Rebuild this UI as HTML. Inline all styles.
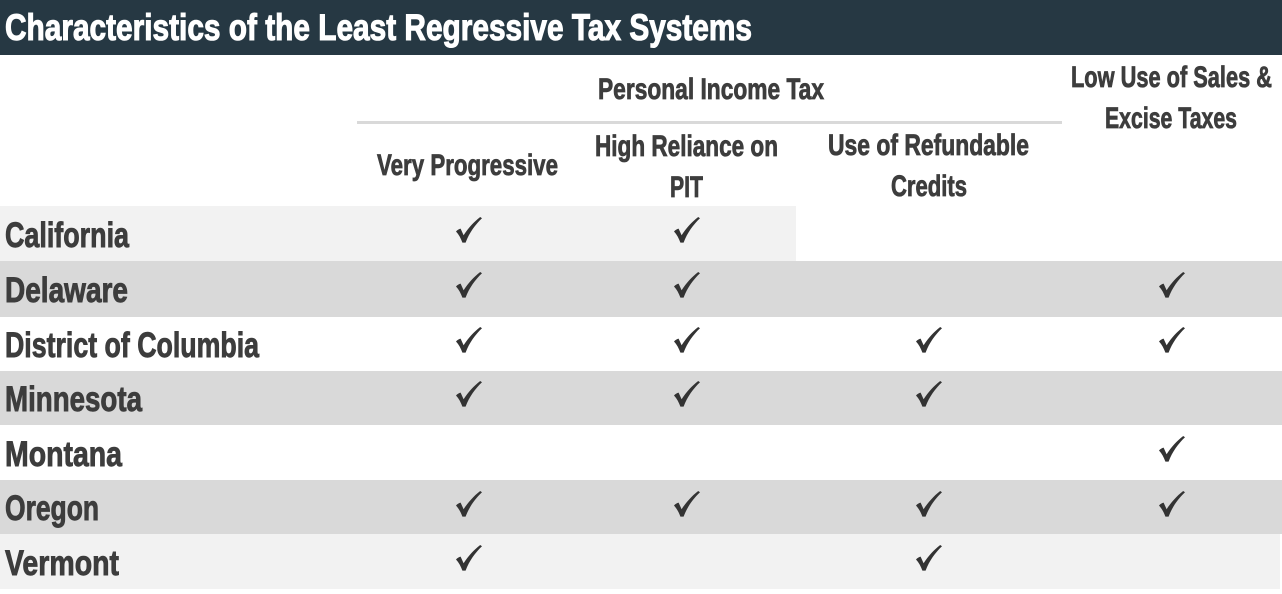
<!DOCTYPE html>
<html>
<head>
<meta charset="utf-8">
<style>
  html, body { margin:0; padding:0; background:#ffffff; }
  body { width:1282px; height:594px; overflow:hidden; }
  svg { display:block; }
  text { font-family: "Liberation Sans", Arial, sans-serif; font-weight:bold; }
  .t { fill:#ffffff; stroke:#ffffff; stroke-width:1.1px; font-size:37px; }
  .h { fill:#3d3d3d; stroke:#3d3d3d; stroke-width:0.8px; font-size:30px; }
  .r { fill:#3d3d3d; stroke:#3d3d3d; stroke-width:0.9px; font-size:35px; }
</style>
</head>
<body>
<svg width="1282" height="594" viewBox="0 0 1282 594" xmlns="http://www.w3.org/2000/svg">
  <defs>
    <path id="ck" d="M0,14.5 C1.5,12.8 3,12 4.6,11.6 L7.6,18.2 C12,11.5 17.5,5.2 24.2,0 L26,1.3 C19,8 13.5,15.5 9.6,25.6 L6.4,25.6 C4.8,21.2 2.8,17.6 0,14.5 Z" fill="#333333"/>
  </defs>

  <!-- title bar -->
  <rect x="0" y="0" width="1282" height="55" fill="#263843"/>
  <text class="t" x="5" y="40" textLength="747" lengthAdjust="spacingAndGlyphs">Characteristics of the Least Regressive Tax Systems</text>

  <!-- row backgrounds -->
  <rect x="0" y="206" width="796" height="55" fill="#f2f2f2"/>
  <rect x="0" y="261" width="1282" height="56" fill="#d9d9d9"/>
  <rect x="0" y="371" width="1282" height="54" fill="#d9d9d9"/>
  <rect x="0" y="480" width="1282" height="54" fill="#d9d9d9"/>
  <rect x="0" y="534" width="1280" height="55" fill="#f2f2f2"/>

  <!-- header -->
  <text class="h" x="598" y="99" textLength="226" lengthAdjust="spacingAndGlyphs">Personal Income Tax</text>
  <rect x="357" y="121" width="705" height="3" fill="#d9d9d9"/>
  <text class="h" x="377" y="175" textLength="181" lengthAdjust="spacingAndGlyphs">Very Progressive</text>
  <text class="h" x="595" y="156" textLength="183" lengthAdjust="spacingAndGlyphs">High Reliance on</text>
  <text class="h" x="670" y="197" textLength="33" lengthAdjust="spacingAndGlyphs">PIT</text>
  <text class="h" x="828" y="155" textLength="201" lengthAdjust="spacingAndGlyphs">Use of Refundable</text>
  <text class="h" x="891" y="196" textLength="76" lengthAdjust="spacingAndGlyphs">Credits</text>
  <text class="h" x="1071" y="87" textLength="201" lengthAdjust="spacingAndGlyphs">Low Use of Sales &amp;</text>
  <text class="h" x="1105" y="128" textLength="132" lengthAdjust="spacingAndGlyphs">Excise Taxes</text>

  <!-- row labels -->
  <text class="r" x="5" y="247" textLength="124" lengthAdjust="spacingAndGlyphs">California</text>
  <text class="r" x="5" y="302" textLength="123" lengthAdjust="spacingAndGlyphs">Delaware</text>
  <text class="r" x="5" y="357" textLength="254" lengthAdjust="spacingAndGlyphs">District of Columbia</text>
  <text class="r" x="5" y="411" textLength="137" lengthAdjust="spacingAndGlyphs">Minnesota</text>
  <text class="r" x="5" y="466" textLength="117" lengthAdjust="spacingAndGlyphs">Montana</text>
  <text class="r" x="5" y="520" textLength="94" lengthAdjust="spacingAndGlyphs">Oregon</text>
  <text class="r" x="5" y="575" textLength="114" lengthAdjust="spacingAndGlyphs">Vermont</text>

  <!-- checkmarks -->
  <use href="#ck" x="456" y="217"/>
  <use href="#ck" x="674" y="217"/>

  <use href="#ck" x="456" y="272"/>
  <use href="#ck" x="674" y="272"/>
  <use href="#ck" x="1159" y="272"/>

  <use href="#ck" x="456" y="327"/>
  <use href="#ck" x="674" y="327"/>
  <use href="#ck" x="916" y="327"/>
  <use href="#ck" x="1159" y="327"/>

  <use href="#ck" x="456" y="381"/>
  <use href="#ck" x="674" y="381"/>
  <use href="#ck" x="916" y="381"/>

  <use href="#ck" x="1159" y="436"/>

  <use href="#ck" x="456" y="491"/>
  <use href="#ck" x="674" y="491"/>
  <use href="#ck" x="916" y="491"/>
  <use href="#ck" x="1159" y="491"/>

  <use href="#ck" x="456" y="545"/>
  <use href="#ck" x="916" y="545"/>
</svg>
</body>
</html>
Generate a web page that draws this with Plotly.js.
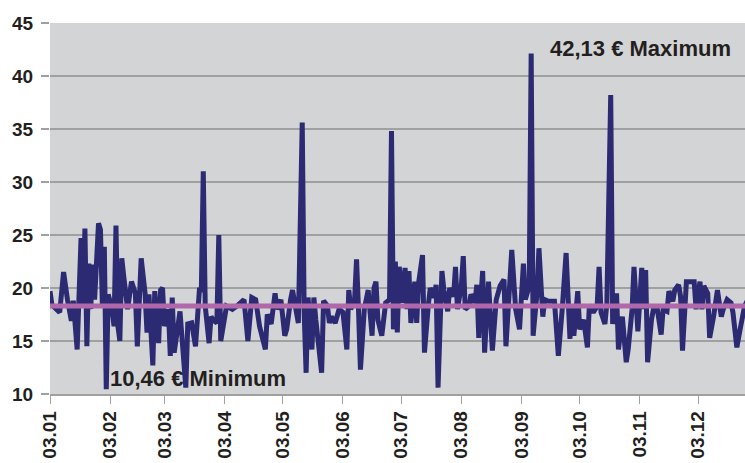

• _SHORT TASK_
Transcribe the full listing above exactly as it stands, minus the pictures.

• _ANSWER BELOW_
Rebuild this UI as HTML. Inline all styles.
<!DOCTYPE html>
<html>
<head>
<meta charset="utf-8">
<style>
  html, body { margin:0; padding:0; background:#ffffff; }
  body { width:1282px; height:594px; overflow:hidden; }
  svg { display:block; }
  text { font-family: "Liberation Sans", Arial, sans-serif; font-weight:bold; }
  .t { fill:#ffffff; stroke:#ffffff; stroke-width:1.1px; font-size:37px; }
  .h { fill:#3d3d3d; stroke:#3d3d3d; stroke-width:0.8px; font-size:30px; }
  .r { fill:#3d3d3d; stroke:#3d3d3d; stroke-width:0.9px; font-size:35px; }
</style>
</head>
<body>
<svg width="1282" height="594" viewBox="0 0 1282 594" xmlns="http://www.w3.org/2000/svg">
  <defs>
    <path id="ck" d="M0,14.5 C1.5,12.8 3,12 4.6,11.6 L7.6,18.2 C12,11.5 17.5,5.2 24.2,0 L26,1.3 C19,8 13.5,15.5 9.6,25.6 L6.4,25.6 C4.8,21.2 2.8,17.6 0,14.5 Z" fill="#333333"/>
  </defs>

  <!-- title bar -->
  <rect x="0" y="0" width="1282" height="55" fill="#263843"/>
  <text class="t" x="5" y="40" textLength="747" lengthAdjust="spacingAndGlyphs">Characteristics of the Least Regressive Tax Systems</text>

  <!-- row backgrounds -->
  <rect x="0" y="206" width="796" height="55" fill="#f2f2f2"/>
  <rect x="0" y="261" width="1282" height="56" fill="#d9d9d9"/>
  <rect x="0" y="371" width="1282" height="54" fill="#d9d9d9"/>
  <rect x="0" y="480" width="1282" height="54" fill="#d9d9d9"/>
  <rect x="0" y="534" width="1280" height="55" fill="#f2f2f2"/>

  <!-- header -->
  <text class="h" x="598" y="99" textLength="226" lengthAdjust="spacingAndGlyphs">Personal Income Tax</text>
  <rect x="357" y="121" width="705" height="3" fill="#d9d9d9"/>
  <text class="h" x="377" y="175" textLength="181" lengthAdjust="spacingAndGlyphs">Very Progressive</text>
  <text class="h" x="595" y="156" textLength="183" lengthAdjust="spacingAndGlyphs">High Reliance on</text>
  <text class="h" x="670" y="197" textLength="33" lengthAdjust="spacingAndGlyphs">PIT</text>
  <text class="h" x="828" y="155" textLength="201" lengthAdjust="spacingAndGlyphs">Use of Refundable</text>
  <text class="h" x="891" y="196" textLength="76" lengthAdjust="spacingAndGlyphs">Credits</text>
  <text class="h" x="1071" y="87" textLength="201" lengthAdjust="spacingAndGlyphs">Low Use of Sales &amp;</text>
  <text class="h" x="1105" y="128" textLength="132" lengthAdjust="spacingAndGlyphs">Excise Taxes</text>

  <!-- row labels -->
  <text class="r" x="5" y="247" textLength="124" lengthAdjust="spacingAndGlyphs">California</text>
  <text class="r" x="5" y="302" textLength="123" lengthAdjust="spacingAndGlyphs">Delaware</text>
  <text class="r" x="5" y="357" textLength="254" lengthAdjust="spacingAndGlyphs">District of Columbia</text>
  <text class="r" x="5" y="411" textLength="137" lengthAdjust="spacingAndGlyphs">Minnesota</text>
  <text class="r" x="5" y="466" textLength="117" lengthAdjust="spacingAndGlyphs">Montana</text>
  <text class="r" x="5" y="520" textLength="94" lengthAdjust="spacingAndGlyphs">Oregon</text>
  <text class="r" x="5" y="575" textLength="114" lengthAdjust="spacingAndGlyphs">Vermont</text>

  <!-- checkmarks -->
  <use href="#ck" x="456" y="217"/>
  <use href="#ck" x="674" y="217"/>

  <use href="#ck" x="456" y="272"/>
  <use href="#ck" x="674" y="272"/>
  <use href="#ck" x="1159" y="272"/>

  <use href="#ck" x="456" y="327"/>
  <use href="#ck" x="674" y="327"/>
  <use href="#ck" x="916" y="327"/>
  <use href="#ck" x="1159" y="327"/>

  <use href="#ck" x="456" y="381"/>
  <use href="#ck" x="674" y="381"/>
  <use href="#ck" x="916" y="381"/>

  <use href="#ck" x="1159" y="436"/>

  <use href="#ck" x="456" y="491"/>
  <use href="#ck" x="674" y="491"/>
  <use href="#ck" x="916" y="491"/>
  <use href="#ck" x="1159" y="491"/>

  <use href="#ck" x="456" y="545"/>
  <use href="#ck" x="916" y="545"/>
</svg>
</body>
</html>
Generate a web page that draws this with Plotly.js.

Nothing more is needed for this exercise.